Il y a six mois à peine, nous comptions les doigts des personnages générés par l’intelligence artificielle. C’était notre façon à nous, humains, de nous rassurer, de nous prouver que nous gardions la main.
Et puis, 6 mois plus tard, tout a basculé. Aujourd’hui, Sora 2 d’OpenAI, Veo 3 de Google ou d’autres concurrents créent des vidéos photoréalistes, dans lesquelles il est possible d’intégrer sa propre personne ou ses amis. Ces vidéos, deviennent indiscernables de la réalité. Un prompt et vous créez de toute pièce un univers parfaitement fictif, dans lequel vous vous intégrez. Aujourd’hui, chacun utilise son propre studio de cinéma pour générer son propre monde...en trois lignes de prompt.

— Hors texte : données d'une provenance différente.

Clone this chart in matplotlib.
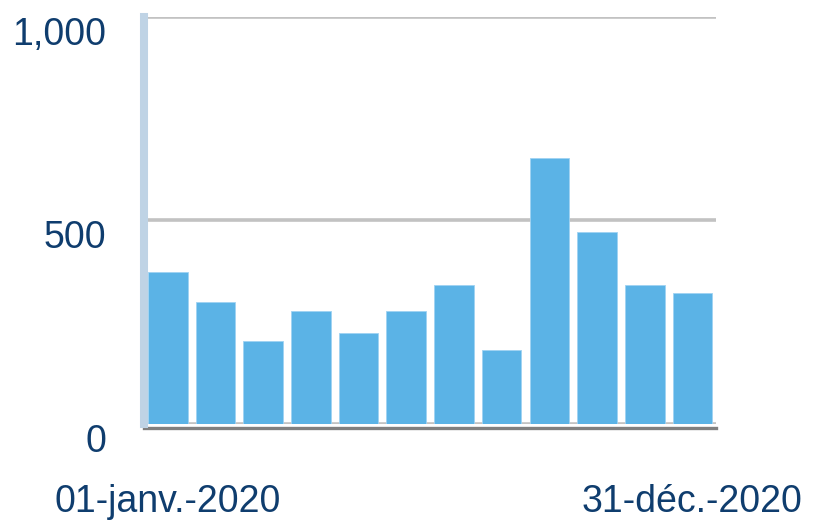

Casey Neistat, youtuber légendaire à la créativité folle, a réagi dès le lendemain de la sortie de Sora 2 avec une vidéo d’une sincérité brutale : « We are so fucked ».
Aujourd’hui, tout ce qu’il fallait, du temps, de la sueur et du vécu, pour créer, peut être produit en un prompt. Le lien entre l’effort et la valeur, entre le réel et sa représentation, s’effiloche. Ce n’est pas seulement une révolution technique, c’est la fin d’un paradigme sociétal.
Et ce nouveau monde déborde déjà. Les plateformes sont inondées de contenus générés à la chaîne : des vidéos de toute nature, vides, interchangeables, destinées à capter l’attention. C’est aujourd’hui plus de 50% des vidéos TikTok, plus que la moitié de tout le contenu généré sur les réseaux sociaux d’ici 2026, selon les estimations. Les anglophones appellent ce type de contenu, « AI slop ». Une bouillie numérique sans limites.
L’image n’est déjà plus une preuve du réel : elle est devenue une fiction crédible. Nous sommes entrés dans l’ère post-naïve; celle où voir ne veut plus dire croire.
Mais tout n’est pas foutu ! Casey, fidèle à lui-même, a retourné l’arme contre elle-même. Il a utilisé ces outils pour mettre en scène sa propre inquiétude, et son film n’en est que plus fort. Il montre que la technologie, si on la maîtrise, peut également devenir l’outil qui permet de faire passer son propre message. La différence ne tiendra plus à la qualité de l’image, mais à la clarté de l’intention. Ce n’est pas la fin de la créativité : c’est la fin de l’innocence.
C’est cela que nous allons devoir faire, apprendre à regarder autrement, à douter sans désespérer, à donner du sens dans un monde saturé de possibles.